What follows is a set of records; repeat all of them exactly.

* Start Material provided *

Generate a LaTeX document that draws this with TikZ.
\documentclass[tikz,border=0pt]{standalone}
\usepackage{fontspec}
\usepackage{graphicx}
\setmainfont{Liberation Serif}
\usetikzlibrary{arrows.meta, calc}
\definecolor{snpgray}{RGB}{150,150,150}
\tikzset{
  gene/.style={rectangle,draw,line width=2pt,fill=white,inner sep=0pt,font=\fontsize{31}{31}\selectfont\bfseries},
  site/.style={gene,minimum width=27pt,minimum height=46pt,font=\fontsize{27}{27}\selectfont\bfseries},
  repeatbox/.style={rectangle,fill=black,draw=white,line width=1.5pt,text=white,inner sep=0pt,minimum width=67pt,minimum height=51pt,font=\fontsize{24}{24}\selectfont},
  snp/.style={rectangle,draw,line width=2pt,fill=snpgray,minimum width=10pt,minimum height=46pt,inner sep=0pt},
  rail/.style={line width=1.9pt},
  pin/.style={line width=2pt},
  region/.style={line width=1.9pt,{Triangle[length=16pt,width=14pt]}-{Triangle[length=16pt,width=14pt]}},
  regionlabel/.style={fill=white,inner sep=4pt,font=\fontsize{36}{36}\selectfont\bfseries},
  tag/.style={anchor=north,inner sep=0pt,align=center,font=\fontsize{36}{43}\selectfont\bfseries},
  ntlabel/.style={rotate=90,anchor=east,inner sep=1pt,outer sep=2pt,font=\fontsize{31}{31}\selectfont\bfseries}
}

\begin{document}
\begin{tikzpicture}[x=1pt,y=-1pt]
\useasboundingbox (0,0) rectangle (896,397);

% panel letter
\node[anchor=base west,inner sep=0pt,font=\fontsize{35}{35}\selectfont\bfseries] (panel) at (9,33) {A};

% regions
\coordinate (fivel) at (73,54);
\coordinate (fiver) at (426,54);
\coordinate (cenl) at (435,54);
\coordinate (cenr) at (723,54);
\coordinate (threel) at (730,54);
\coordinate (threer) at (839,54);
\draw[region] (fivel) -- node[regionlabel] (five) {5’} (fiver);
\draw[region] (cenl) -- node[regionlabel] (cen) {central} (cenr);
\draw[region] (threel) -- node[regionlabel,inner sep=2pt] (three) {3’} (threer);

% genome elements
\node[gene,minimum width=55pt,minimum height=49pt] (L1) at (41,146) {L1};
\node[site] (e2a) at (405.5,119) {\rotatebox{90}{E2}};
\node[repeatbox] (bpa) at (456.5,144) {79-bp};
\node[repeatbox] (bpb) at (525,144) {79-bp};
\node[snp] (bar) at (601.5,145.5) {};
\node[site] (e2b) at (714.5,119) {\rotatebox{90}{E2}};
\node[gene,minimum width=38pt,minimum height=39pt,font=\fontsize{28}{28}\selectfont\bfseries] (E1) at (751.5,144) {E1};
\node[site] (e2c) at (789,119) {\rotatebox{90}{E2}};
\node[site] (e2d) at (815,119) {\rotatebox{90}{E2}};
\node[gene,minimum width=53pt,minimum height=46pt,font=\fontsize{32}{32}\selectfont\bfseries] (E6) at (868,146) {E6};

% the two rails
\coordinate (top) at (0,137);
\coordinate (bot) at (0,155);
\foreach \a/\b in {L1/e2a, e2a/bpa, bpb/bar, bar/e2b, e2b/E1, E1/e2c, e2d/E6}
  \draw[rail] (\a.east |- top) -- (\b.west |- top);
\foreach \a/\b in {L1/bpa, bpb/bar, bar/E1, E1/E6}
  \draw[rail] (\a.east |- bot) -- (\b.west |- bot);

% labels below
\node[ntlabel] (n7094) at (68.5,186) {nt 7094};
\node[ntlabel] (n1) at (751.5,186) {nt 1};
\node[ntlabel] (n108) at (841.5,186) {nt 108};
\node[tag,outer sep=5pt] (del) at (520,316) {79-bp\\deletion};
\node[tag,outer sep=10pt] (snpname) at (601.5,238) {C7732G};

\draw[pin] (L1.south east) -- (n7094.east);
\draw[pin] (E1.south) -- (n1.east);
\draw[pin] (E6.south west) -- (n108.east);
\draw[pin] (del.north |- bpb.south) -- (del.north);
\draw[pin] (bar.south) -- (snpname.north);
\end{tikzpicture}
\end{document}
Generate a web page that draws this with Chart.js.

* End Material provided *

**Reply**
Generate a LaTeX document that draws this with TikZ.
\documentclass[tikz,border=0pt]{standalone}
\usepackage{fontspec}
\usepackage{graphicx}
\setmainfont{Liberation Serif}
\usetikzlibrary{arrows.meta, calc}
\definecolor{snpgray}{RGB}{150,150,150}
\tikzset{
  gene/.style={rectangle,draw,line width=2pt,fill=white,inner sep=0pt,font=\fontsize{31}{31}\selectfont\bfseries},
  site/.style={gene,minimum width=27pt,minimum height=46pt,font=\fontsize{27}{27}\selectfont\bfseries},
  repeatbox/.style={rectangle,fill=black,draw=white,line width=1.5pt,text=white,inner sep=0pt,minimum width=67pt,minimum height=51pt,font=\fontsize{24}{24}\selectfont},
  snp/.style={rectangle,draw,line width=2pt,fill=snpgray,minimum width=10pt,minimum height=46pt,inner sep=0pt},
  rail/.style={line width=1.9pt},
  pin/.style={line width=2pt},
  region/.style={line width=1.9pt,{Triangle[length=16pt,width=14pt]}-{Triangle[length=16pt,width=14pt]}},
  regionlabel/.style={fill=white,inner sep=4pt,font=\fontsize{36}{36}\selectfont\bfseries},
  tag/.style={anchor=north,inner sep=0pt,align=center,font=\fontsize{36}{43}\selectfont\bfseries},
  ntlabel/.style={rotate=90,anchor=east,inner sep=1pt,outer sep=2pt,font=\fontsize{31}{31}\selectfont\bfseries}
}

\begin{document}
\begin{tikzpicture}[x=1pt,y=-1pt]
\useasboundingbox (0,0) rectangle (896,397);

% panel letter
\node[anchor=base west,inner sep=0pt,font=\fontsize{35}{35}\selectfont\bfseries] (panel) at (9,33) {A};

% regions
\coordinate (fivel) at (73,54);
\coordinate (fiver) at (426,54);
\coordinate (cenl) at (435,54);
\coordinate (cenr) at (723,54);
\coordinate (threel) at (730,54);
\coordinate (threer) at (839,54);
\draw[region] (fivel) -- node[regionlabel] (five) {5’} (fiver);
\draw[region] (cenl) -- node[regionlabel] (cen) {central} (cenr);
\draw[region] (threel) -- node[regionlabel,inner sep=2pt] (three) {3’} (threer);

% genome elements
\node[gene,minimum width=55pt,minimum height=49pt] (L1) at (41,146) {L1};
\node[site] (e2a) at (405.5,119) {\rotatebox{90}{E2}};
\node[repeatbox] (bpa) at (456.5,144) {79-bp};
\node[repeatbox] (bpb) at (525,144) {79-bp};
\node[snp] (bar) at (601.5,145.5) {};
\node[site] (e2b) at (714.5,119) {\rotatebox{90}{E2}};
\node[gene,minimum width=38pt,minimum height=39pt,font=\fontsize{28}{28}\selectfont\bfseries] (E1) at (751.5,144) {E1};
\node[site] (e2c) at (789,119) {\rotatebox{90}{E2}};
\node[site] (e2d) at (815,119) {\rotatebox{90}{E2}};
\node[gene,minimum width=53pt,minimum height=46pt,font=\fontsize{32}{32}\selectfont\bfseries] (E6) at (868,146) {E6};

% the two rails
\coordinate (top) at (0,137);
\coordinate (bot) at (0,155);
\foreach \a/\b in {L1/e2a, e2a/bpa, bpb/bar, bar/e2b, e2b/E1, E1/e2c, e2d/E6}
  \draw[rail] (\a.east |- top) -- (\b.west |- top);
\foreach \a/\b in {L1/bpa, bpb/bar, bar/E1, E1/E6}
  \draw[rail] (\a.east |- bot) -- (\b.west |- bot);

% labels below
\node[ntlabel] (n7094) at (68.5,186) {nt 7094};
\node[ntlabel] (n1) at (751.5,186) {nt 1};
\node[ntlabel] (n108) at (841.5,186) {nt 108};
\node[tag,outer sep=5pt] (del) at (520,316) {79-bp\\deletion};
\node[tag,outer sep=10pt] (snpname) at (601.5,238) {C7732G};

\draw[pin] (L1.south east) -- (n7094.east);
\draw[pin] (E1.south) -- (n1.east);
\draw[pin] (E6.south west) -- (n108.east);
\draw[pin] (del.north |- bpb.south) -- (del.north);
\draw[pin] (bar.south) -- (snpname.north);
\end{tikzpicture}
\end{document}
Generate a web page that draws this with Chart.js.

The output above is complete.